WWE Survivor Series Returning to Boston Should Pump Up New England Wrestling Fans
Editor's note: This article was written by a Townsquare Media Northern New England contributor and may contain the individual's views, opinions or personal experiences.
Wrestling fans in New England will get their first real look at New Hampshire native Triple H’s WWE this November, when the company’s annual Survivor Series event comes to Boston’s TD Garden.
Tickets are on sale to the general public on August 26 at 10 am, but use some high-powered WiFi if you’re buying. According to Dave Meltzer of The Wrestling Observer, most seats sold out during the presale on Wednesday.
This is said to be the fastest a WWE Premium Live Event (or as it was formally known, “Pay-Per-View”) has sold out in years.
Survivor Series became a WWE tradition in 1987, initially pitting teams of four wrestlers against each other in tag team elimination matches. This year’s incarnation, which takes place on November 26, marks the event’s long-awaited return to Thanksgiving weekend.
The event is notable for a number of memorable moments.
Most notably, Hall of Famer The Undertaker made his WWE debut in 1990 at another New England venue, the Hartford Civic Center.

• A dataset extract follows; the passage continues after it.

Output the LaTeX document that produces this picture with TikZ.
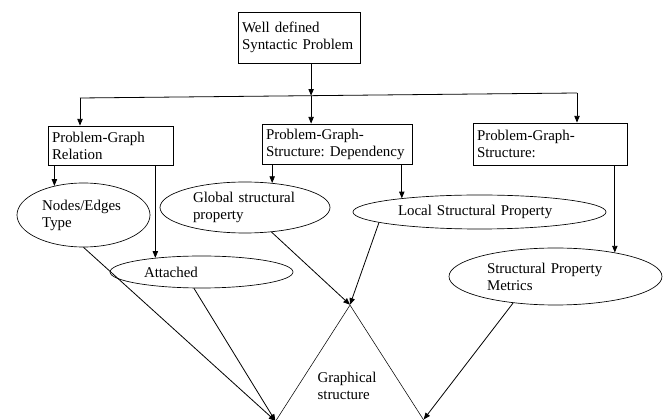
\documentclass[tikz,border=0pt]{standalone}
\usepackage{fontspec}
\setmainfont{Liberation Serif}
\usetikzlibrary{
  arrows.meta,
  shapes.geometric,
  calc
}

\begin{document}
\begin{tikzpicture}[
  x=0.75pt, y=-0.75pt,
  >={Triangle[length=5pt,width=4pt]},
  line width=0.6pt,
  every node/.style={font=\fontsize{11.2}{12.75}\selectfont},
  box/.style={
    rectangle, draw, align=left,
    inner xsep=3pt, inner ysep=0pt
  },
  oval/.style={
    ellipse, draw, line width=0.5pt, align=left, inner sep=0pt
  }
]
\useasboundingbox (0,0) rectangle (665,420);
\clip (0,0) rectangle (665,420);

\node[box, text width=85.5pt, minimum height=38.25pt] (wds) at (299,37.5)
  {Well defined\\Syntactic~Problem};
\node[box, text width=87.75pt, minimum height=29.25pt] (prel) at (110.5,145.5)
  {Problem-Graph\\Relation};
\node[box, text width=106.5pt, minimum height=30pt] (pgsd) at (337,144)
  {Problem-Graph-\\Structure:~Dependency};
\node[box, text width=109.5pt, minimum height=31.5pt] (pgs) at (550,144)
  {Problem-Graph-\\Structure:};

\node[oval, text width=62pt, minimum width=99.75pt, minimum height=48pt]
  (nodes) at (83.5,215) {Nodes/Edges\\Type};
\node[oval, text width=86.25pt, minimum width=137.25pt, minimum height=24pt]
  (attached) at (201.5,272) {Attached};
\node[oval, text width=78pt, minimum width=127.5pt, minimum height=38.25pt]
  (global) at (245,207.5) {Global~structural\\property};
\node[oval, text width=122.25pt, minimum width=189.75pt, minimum height=25.5pt]
  (local) at (479.5,212) {Local Structural Property};
\node[oval, text width=102.75pt, minimum width=159.75pt, minimum height=42.75pt]
  (metrics) at (555.5,276.5) {Structural Property\\Metrics};

\node[diamond, draw, line width=0.4pt, inner sep=0pt,
  minimum width=139.5pt, minimum height=217.5pt] (gstruct) at (350,450) {};
\node[align=left] (glabel) at (347,386) {Graphical\\structure};

\coordinate (hl) at (80,98);
\coordinate (hr) at (577,93);
\coordinate (split) at ($(hl)!0.465!(hr)$);
\coordinate (gsleft) at ($(gstruct.north)!0.8!(gstruct.west)$);
\coordinate (gsright) at ($(gstruct.north)!0.79!(gstruct.east)$);

\draw[->] (wds.south -| split) -- (split);
\draw (hl) -- (hr);
\draw[->] (hl) -- (hl |- prel.north);
\draw[->] (split) -- (split |- pgsd.north);
\draw[->] (hr) -- (hr |- pgs.north);

\draw[->] (prel.south -| nodes.135) -- (nodes.135);
\draw[->] (prel.south -| attached.163) -- (attached.163);
\draw[->] (pgsd.south -| global.42) -- (global.42);
\draw[->] (pgsd.south -| local.170) -- (local.170);
\draw[->] (pgs.south -| metrics.22) -- (metrics.22);

\draw[->] (global) -- (gstruct.north);
\draw[->] (local.186) -- (gstruct.north);
\draw[->] (nodes.south) -- (gsleft);
\draw[->] (attached.245) -- (gsleft);
\draw[->] (metrics.212) -- (gsright);

\end{tikzpicture}
\end{document}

However, the most infamous Survivor Series took place in Montreal in 1997, when Vince McMahon and departing champion Bret Hart couldn’t agree on a match finish, leading to a real-life swerve where McMahon secretly changed the planned outcome on Hart, as documented in “Wrestling with Shadows.”

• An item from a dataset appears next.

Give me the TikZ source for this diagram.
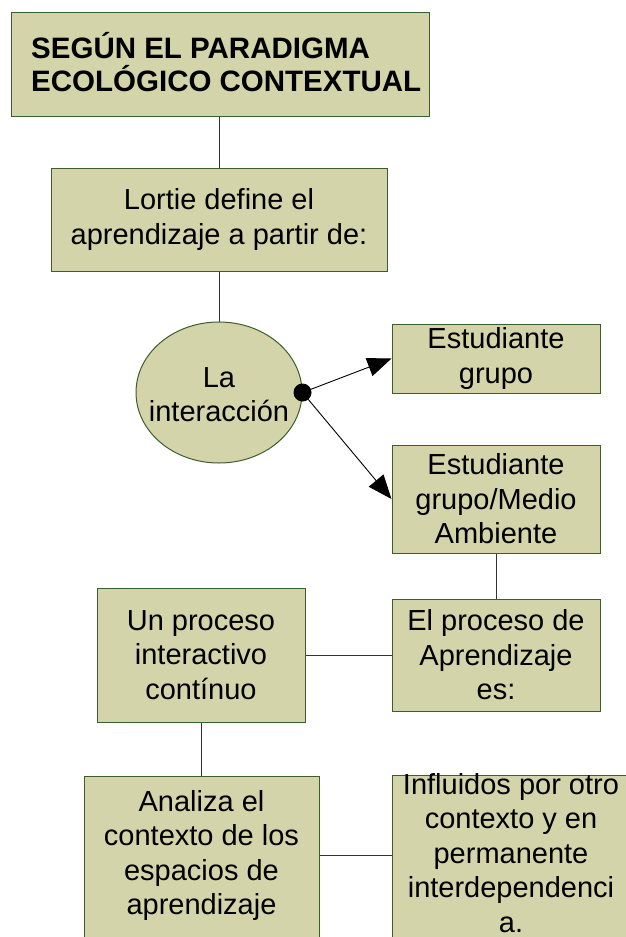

This will mark the fourth time Boston has hosted Survivor Series, with the most recent shows taking place in 2008 and 2013.
The first time Boston hosted the event was at the old Boston Garden in 1993, featuring the likes of Bret Hart, The Undertaker, Lex Luger, Macho Man Randy Savage, Yokozuna, Shawn Michaels, Razor Ramon, and The Bushwhackers, with McMahon joining Bobby “The Brain” Heenan on commentary.
McMahon stepped down from his role as CEO and Chairman of WWE this year amid revelations he had paid out millions in company funds to cover up an affair with a coworker, among other suspected instances of misconduct, according to the New York Times.
He was replaced as CEO by his daughter (and Boston University alum), Stephanie McMahon.